- _SET TASK_:
From the very first line of the data to the line containing "from matplotlib.ticker import FuncFormatter", retype everything exactly, leaving the pictures behind.

###

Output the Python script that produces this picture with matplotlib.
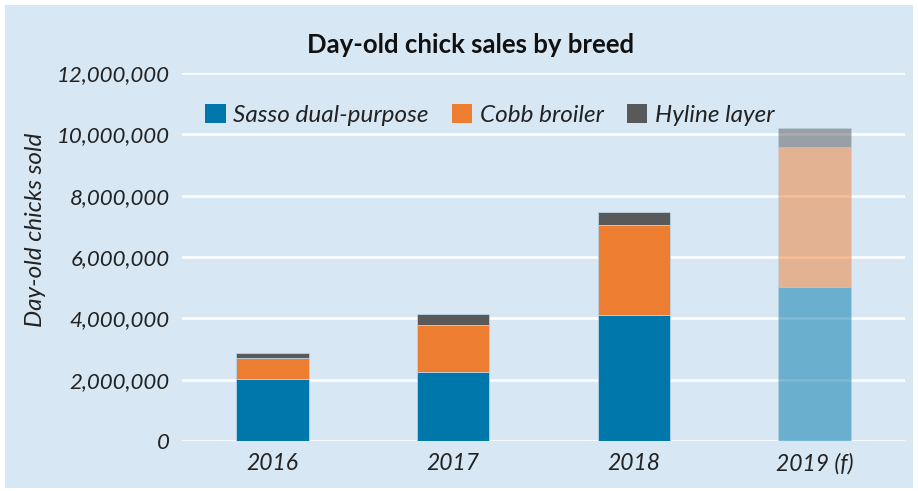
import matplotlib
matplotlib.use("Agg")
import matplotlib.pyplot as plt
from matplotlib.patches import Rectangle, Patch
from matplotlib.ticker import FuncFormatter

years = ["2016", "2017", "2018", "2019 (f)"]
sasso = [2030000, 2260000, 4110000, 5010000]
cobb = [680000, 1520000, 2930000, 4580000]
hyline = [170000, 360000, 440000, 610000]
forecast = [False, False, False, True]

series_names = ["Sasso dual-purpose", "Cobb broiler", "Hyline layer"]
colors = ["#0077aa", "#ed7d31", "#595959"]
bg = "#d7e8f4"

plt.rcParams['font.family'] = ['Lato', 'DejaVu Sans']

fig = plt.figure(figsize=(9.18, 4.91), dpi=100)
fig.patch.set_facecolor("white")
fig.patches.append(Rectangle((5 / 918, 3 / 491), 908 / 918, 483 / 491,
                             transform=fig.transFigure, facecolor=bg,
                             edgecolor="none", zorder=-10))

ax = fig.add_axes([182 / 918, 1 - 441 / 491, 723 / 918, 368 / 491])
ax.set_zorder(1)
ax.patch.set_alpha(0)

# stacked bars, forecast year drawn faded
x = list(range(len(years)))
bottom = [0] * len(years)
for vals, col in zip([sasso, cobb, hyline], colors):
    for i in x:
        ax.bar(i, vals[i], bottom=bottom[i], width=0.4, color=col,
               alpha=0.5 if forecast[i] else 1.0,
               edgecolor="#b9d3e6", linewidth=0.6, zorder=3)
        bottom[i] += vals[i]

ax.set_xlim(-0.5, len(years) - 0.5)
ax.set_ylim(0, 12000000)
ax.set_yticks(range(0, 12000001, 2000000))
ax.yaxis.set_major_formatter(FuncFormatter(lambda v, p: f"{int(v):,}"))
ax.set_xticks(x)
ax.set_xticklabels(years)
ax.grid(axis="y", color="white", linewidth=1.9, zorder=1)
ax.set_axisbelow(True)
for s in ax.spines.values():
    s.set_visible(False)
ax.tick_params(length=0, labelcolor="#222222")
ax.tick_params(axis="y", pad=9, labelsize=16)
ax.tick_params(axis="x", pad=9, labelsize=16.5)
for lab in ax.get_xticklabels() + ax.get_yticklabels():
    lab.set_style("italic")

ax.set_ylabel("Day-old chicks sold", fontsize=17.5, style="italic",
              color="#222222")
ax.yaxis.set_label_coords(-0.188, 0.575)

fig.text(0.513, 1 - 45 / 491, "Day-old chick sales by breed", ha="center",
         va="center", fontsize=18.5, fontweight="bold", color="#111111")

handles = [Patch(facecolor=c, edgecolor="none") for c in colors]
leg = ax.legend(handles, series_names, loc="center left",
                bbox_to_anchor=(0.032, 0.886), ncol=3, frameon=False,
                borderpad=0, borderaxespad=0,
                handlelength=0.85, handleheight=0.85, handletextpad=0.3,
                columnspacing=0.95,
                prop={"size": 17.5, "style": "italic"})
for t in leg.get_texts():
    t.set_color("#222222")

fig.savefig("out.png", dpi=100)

###

- _EXERCISE SOLUTION_:
Output the Python script that produces this picture with matplotlib.
import matplotlib
matplotlib.use("Agg")
import matplotlib.pyplot as plt
from matplotlib.patches import Rectangle, Patch
from matplotlib.ticker import FuncFormatter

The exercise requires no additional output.